• Material provided:

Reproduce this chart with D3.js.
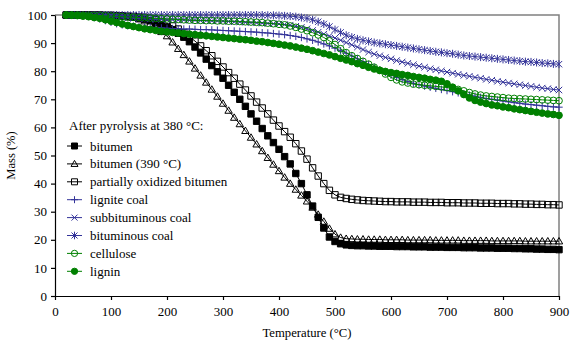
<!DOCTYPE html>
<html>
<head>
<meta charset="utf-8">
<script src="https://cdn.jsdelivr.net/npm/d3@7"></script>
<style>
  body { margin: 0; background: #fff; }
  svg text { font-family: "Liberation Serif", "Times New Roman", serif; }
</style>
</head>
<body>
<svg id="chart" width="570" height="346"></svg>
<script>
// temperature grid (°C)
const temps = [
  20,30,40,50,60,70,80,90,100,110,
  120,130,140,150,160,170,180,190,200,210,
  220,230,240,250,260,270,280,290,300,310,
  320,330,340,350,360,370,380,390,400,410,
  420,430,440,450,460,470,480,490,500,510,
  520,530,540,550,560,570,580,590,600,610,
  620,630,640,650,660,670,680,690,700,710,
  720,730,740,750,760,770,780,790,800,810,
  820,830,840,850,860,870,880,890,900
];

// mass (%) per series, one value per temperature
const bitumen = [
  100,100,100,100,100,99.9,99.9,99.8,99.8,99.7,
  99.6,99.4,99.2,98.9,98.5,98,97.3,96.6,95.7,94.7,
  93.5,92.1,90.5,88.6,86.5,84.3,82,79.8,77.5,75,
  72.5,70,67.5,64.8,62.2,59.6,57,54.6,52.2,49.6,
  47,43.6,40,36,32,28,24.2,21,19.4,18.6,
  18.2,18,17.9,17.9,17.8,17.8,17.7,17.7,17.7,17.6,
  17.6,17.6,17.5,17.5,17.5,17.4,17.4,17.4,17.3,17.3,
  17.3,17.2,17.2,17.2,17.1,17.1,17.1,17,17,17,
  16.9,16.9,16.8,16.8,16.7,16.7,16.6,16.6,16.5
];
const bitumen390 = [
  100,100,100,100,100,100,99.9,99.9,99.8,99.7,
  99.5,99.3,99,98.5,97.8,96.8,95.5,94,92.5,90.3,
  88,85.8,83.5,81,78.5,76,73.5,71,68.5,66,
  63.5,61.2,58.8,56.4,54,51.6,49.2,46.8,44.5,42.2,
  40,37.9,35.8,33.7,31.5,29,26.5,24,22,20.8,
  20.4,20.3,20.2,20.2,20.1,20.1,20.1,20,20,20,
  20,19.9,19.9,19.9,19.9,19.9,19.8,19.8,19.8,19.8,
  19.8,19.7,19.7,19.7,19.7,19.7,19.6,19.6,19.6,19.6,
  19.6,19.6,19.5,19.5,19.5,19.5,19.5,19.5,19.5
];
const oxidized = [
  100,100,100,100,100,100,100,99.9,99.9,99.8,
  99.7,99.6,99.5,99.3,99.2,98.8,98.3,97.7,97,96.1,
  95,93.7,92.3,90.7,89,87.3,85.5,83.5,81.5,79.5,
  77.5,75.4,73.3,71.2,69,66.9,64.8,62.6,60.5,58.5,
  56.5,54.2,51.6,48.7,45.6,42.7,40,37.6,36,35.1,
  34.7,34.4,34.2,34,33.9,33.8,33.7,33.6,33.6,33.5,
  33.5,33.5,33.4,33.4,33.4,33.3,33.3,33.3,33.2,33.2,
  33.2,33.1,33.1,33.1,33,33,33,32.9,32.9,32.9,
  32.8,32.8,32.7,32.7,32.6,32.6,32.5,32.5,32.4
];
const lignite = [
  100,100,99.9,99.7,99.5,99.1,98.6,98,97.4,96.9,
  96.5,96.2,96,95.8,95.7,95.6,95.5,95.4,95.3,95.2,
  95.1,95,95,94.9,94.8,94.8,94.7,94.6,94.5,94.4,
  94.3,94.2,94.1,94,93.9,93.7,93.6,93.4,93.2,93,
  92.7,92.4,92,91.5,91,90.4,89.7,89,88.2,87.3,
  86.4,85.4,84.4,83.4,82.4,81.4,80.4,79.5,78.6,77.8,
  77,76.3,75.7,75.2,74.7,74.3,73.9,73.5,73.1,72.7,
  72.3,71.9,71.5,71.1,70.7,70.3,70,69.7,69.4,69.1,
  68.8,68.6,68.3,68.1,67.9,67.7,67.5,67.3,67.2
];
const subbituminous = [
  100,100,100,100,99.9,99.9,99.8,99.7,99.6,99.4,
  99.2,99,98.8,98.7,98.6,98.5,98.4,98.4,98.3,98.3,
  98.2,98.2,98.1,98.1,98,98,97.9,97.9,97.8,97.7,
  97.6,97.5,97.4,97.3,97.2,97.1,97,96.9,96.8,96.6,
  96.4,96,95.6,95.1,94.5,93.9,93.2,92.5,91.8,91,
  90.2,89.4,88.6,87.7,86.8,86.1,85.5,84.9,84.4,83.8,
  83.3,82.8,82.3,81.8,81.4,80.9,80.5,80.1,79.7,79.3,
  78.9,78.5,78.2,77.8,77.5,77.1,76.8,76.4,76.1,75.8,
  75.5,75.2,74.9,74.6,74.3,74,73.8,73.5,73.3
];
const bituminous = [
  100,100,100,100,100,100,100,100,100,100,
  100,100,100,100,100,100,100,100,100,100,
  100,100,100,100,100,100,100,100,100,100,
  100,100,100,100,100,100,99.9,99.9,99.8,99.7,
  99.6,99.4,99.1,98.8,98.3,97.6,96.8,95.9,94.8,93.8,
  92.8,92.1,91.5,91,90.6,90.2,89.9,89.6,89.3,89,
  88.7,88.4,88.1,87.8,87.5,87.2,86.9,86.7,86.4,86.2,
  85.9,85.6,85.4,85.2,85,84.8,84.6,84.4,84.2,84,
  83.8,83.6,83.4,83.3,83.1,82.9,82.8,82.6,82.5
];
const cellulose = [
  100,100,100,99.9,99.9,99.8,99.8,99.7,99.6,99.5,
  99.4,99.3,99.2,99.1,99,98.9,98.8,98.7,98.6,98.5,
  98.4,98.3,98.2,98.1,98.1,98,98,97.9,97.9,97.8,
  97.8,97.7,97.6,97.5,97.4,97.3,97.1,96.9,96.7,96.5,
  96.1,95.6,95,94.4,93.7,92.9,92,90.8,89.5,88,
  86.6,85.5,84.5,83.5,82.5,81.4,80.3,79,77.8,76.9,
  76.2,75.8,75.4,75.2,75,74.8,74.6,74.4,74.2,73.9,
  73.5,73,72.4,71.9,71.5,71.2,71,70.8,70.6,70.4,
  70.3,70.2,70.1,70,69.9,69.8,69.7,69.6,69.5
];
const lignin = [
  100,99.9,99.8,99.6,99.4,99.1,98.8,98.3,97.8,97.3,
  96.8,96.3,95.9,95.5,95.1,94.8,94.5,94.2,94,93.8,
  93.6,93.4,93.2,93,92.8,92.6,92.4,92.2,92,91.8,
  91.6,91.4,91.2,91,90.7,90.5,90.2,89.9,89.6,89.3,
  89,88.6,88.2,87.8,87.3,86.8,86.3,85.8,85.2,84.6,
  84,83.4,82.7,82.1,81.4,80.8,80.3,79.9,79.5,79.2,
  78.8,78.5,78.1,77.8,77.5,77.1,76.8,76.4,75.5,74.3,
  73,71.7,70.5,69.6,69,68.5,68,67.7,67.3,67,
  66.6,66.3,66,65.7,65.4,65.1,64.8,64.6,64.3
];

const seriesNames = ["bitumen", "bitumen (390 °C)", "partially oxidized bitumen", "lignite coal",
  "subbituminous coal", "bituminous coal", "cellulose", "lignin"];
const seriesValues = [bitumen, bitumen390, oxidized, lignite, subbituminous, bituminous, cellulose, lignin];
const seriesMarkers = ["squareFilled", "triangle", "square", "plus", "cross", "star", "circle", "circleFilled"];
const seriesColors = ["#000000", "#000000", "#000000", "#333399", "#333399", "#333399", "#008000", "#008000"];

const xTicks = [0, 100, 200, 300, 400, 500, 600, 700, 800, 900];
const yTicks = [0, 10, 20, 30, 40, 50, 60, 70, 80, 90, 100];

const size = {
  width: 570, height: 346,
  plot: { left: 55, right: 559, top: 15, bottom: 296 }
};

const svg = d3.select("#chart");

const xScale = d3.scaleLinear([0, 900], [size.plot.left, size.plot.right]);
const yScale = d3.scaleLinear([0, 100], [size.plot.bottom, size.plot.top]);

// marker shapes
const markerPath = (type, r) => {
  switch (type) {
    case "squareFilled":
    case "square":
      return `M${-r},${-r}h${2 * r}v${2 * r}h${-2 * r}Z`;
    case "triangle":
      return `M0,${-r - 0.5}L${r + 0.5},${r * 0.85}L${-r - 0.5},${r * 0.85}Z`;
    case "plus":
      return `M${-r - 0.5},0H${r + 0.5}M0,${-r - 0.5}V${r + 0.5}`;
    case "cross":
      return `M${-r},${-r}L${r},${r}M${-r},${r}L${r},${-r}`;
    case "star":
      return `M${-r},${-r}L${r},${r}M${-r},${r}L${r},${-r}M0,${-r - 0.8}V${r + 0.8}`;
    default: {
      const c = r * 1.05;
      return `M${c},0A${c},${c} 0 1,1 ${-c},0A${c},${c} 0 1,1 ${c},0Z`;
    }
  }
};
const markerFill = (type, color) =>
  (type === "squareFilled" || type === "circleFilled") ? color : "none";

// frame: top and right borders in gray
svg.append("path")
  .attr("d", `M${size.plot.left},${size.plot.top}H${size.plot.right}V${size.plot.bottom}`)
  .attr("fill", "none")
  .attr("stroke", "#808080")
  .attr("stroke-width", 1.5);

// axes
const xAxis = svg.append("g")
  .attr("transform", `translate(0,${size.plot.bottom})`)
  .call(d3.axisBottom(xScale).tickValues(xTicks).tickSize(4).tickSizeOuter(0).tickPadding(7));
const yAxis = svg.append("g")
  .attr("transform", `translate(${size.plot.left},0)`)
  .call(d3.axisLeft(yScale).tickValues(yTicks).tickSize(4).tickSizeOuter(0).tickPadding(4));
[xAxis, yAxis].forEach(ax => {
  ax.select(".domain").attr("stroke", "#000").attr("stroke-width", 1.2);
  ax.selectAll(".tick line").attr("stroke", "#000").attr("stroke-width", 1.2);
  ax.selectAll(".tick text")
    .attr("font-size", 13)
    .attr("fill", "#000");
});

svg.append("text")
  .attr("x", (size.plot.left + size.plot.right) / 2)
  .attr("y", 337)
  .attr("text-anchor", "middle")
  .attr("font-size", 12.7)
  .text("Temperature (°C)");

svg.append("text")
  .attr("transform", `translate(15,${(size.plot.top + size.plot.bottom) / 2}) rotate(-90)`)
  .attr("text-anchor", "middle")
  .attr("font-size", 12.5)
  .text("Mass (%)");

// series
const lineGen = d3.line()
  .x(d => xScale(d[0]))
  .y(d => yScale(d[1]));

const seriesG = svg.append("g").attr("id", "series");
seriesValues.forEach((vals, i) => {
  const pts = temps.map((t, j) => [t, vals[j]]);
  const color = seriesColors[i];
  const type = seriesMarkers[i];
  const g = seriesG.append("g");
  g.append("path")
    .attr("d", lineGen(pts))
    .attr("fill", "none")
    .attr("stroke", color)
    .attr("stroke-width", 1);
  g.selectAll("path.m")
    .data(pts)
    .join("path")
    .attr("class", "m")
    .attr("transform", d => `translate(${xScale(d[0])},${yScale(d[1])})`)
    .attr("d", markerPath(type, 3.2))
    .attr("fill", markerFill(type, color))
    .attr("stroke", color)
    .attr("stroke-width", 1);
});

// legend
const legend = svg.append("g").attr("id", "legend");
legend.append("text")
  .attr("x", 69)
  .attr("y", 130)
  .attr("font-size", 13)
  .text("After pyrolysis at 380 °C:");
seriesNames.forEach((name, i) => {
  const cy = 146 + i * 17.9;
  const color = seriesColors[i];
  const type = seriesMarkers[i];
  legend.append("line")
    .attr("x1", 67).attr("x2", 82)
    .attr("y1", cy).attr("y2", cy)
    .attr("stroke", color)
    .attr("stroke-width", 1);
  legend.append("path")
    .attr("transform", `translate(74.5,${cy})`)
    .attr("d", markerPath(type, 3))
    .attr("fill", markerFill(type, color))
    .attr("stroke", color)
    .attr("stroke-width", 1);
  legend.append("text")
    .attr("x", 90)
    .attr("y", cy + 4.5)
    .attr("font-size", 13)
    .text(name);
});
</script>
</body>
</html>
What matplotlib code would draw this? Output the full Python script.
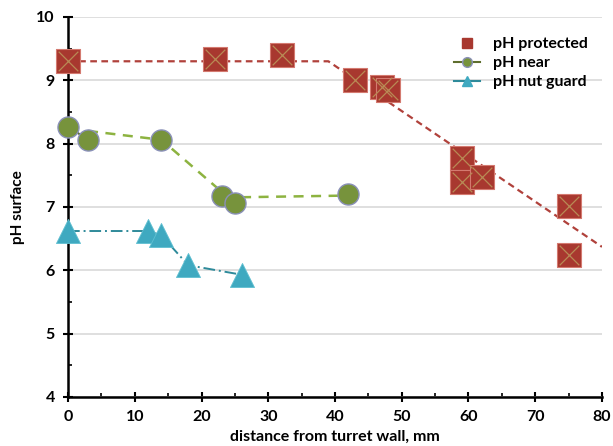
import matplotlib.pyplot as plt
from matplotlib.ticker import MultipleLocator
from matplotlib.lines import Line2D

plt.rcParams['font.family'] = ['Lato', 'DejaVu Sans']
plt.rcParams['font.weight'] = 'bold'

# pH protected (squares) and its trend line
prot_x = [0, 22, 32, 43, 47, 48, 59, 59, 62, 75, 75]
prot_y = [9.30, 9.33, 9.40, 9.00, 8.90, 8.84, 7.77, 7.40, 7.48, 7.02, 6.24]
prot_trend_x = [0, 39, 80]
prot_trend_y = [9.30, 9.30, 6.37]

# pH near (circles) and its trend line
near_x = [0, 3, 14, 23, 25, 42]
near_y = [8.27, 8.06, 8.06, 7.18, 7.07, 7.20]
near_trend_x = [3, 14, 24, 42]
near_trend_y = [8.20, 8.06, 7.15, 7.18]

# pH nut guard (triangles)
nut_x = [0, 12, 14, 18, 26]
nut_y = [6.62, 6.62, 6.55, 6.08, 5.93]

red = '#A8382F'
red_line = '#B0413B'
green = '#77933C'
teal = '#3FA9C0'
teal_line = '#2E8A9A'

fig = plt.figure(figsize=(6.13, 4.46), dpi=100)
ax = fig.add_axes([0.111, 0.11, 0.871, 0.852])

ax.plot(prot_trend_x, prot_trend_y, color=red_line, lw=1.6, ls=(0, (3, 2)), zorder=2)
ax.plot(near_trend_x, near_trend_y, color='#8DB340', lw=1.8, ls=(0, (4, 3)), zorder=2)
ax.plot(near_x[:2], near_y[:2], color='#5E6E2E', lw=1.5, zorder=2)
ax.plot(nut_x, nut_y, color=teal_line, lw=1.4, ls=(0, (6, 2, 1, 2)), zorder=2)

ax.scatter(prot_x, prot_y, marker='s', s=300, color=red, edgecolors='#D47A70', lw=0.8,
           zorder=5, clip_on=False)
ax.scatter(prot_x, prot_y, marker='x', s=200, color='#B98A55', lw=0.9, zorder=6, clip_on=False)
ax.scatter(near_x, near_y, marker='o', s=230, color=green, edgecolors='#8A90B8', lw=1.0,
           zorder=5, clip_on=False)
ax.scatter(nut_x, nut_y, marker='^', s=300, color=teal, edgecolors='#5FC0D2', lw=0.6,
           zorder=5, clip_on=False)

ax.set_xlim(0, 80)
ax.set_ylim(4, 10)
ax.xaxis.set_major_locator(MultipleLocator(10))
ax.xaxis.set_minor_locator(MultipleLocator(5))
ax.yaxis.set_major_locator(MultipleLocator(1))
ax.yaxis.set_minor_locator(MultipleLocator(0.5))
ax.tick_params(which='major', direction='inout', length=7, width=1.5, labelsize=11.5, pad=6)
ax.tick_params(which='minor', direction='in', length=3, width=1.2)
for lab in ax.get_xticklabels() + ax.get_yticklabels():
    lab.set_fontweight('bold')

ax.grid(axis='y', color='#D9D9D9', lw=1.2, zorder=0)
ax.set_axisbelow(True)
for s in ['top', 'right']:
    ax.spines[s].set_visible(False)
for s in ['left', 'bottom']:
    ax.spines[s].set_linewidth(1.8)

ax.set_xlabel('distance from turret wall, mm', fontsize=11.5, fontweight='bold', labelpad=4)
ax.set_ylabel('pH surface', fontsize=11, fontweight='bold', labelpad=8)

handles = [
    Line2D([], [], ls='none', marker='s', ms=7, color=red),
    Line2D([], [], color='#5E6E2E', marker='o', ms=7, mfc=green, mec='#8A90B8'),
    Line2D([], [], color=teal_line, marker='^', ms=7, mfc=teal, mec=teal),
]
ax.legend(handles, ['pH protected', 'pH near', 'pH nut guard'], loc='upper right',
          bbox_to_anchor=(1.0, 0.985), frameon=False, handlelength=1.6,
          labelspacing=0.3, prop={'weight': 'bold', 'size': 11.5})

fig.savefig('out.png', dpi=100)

• Objective:
Nothing but the lines from the one with "What matplotlib code" down to the one with "nut_y = [6.62, 6.62, 6.55, 6.08, 5.93]" should be printed, both of them included. Leave out the pictures.

• Answer:
What matplotlib code would draw this? Output the full Python script.
import matplotlib.pyplot as plt
from matplotlib.ticker import MultipleLocator
from matplotlib.lines import Line2D

plt.rcParams['font.family'] = ['Lato', 'DejaVu Sans']
plt.rcParams['font.weight'] = 'bold'

# pH protected (squares) and its trend line
prot_x = [0, 22, 32, 43, 47, 48, 59, 59, 62, 75, 75]
prot_y = [9.30, 9.33, 9.40, 9.00, 8.90, 8.84, 7.77, 7.40, 7.48, 7.02, 6.24]
prot_trend_x = [0, 39, 80]
prot_trend_y = [9.30, 9.30, 6.37]

# pH near (circles) and its trend line
near_x = [0, 3, 14, 23, 25, 42]
near_y = [8.27, 8.06, 8.06, 7.18, 7.07, 7.20]
near_trend_x = [3, 14, 24, 42]
near_trend_y = [8.20, 8.06, 7.15, 7.18]

# pH nut guard (triangles)
nut_x = [0, 12, 14, 18, 26]
nut_y = [6.62, 6.62, 6.55, 6.08, 5.93]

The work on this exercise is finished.